------ Data to use
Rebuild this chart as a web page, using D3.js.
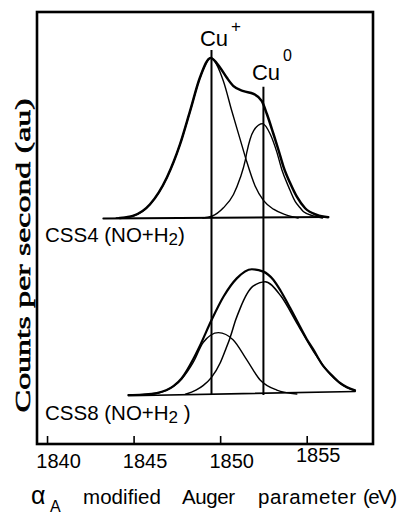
------------
------ Data to use
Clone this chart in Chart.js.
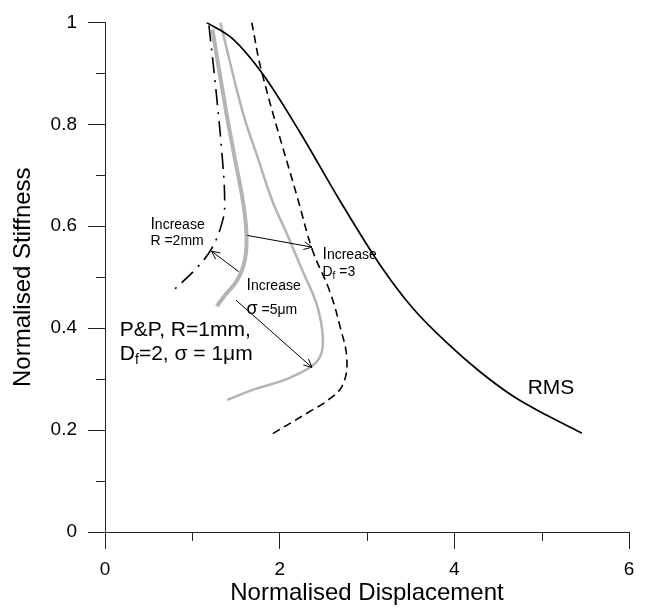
------------
------ Data to use
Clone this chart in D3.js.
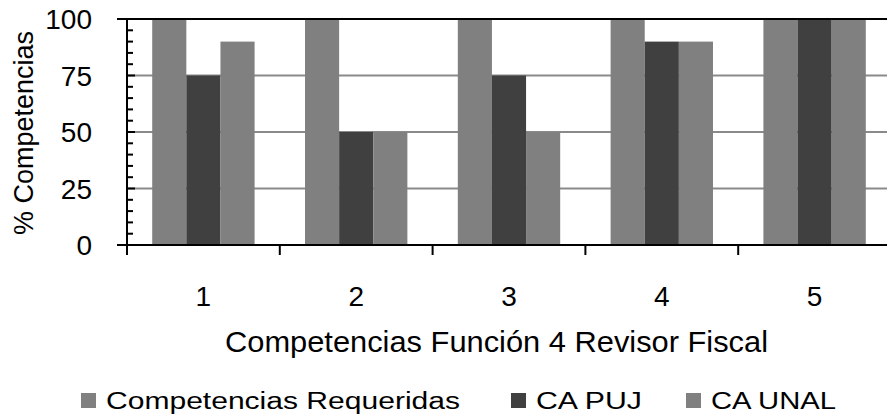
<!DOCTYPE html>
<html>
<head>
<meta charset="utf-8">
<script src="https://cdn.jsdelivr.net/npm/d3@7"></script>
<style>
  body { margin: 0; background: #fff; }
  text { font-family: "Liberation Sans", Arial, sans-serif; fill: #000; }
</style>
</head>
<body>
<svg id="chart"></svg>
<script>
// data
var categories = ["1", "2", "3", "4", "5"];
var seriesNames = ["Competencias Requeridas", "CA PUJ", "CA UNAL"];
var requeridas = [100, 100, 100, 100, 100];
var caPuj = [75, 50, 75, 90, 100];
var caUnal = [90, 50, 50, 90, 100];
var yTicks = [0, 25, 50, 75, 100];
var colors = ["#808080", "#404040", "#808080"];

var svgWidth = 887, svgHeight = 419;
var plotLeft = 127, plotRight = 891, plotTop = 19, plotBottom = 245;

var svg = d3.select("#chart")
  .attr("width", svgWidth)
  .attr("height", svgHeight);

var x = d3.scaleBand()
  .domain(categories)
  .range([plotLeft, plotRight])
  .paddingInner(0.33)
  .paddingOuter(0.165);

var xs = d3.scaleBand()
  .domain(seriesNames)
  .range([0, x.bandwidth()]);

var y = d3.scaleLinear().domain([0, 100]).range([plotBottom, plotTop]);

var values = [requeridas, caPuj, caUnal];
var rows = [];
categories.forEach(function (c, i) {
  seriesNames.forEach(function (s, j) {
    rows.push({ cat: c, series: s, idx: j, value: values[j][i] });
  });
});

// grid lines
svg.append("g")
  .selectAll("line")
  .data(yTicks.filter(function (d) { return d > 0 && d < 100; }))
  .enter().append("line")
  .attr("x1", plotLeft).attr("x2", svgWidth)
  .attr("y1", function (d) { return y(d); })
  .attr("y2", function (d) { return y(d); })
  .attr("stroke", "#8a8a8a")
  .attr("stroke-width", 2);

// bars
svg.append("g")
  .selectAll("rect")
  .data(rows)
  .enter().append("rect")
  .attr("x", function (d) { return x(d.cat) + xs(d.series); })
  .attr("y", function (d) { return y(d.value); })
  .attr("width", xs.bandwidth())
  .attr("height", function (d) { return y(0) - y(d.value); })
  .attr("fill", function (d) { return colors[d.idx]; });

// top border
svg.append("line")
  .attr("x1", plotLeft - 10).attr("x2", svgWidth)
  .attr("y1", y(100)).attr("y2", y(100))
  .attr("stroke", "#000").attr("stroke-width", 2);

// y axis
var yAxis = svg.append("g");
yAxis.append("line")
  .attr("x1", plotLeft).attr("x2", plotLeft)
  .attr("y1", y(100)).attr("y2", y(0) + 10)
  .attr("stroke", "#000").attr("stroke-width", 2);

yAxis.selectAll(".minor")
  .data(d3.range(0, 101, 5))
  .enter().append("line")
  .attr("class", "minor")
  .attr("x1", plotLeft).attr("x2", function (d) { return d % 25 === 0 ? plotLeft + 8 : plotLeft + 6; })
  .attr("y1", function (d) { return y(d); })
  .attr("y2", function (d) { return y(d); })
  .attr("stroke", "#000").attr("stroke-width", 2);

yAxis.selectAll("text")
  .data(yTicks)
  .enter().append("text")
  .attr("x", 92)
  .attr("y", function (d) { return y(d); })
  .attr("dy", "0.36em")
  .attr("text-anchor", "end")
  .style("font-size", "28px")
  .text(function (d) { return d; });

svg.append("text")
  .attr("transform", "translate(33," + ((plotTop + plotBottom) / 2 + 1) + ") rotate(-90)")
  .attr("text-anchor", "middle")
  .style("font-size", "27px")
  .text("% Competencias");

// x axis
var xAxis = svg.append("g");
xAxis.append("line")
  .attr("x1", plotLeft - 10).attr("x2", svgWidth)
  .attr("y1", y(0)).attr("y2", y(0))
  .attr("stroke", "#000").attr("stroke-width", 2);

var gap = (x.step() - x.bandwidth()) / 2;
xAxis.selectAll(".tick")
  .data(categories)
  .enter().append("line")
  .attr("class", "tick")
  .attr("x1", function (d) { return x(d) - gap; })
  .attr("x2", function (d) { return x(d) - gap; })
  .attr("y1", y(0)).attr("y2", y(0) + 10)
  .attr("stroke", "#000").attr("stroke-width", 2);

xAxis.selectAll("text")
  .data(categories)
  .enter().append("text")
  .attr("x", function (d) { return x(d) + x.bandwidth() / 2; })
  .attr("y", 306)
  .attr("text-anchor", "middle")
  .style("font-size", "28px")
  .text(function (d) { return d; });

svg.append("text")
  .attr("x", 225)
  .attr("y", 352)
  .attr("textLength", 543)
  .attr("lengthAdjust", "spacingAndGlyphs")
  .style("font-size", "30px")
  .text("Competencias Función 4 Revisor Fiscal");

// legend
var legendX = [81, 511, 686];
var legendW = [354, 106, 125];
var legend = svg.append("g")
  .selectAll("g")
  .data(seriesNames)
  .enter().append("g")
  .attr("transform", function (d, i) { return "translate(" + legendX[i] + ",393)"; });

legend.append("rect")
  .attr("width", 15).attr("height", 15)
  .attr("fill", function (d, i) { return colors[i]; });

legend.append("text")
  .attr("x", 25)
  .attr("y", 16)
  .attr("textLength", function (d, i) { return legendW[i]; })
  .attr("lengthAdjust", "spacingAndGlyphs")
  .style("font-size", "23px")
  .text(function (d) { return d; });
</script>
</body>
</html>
------------
Required work
Extract all lines that hold the word "Clone".

Answer below
Clone this chart in Chart.js.
Clone this chart in D3.js.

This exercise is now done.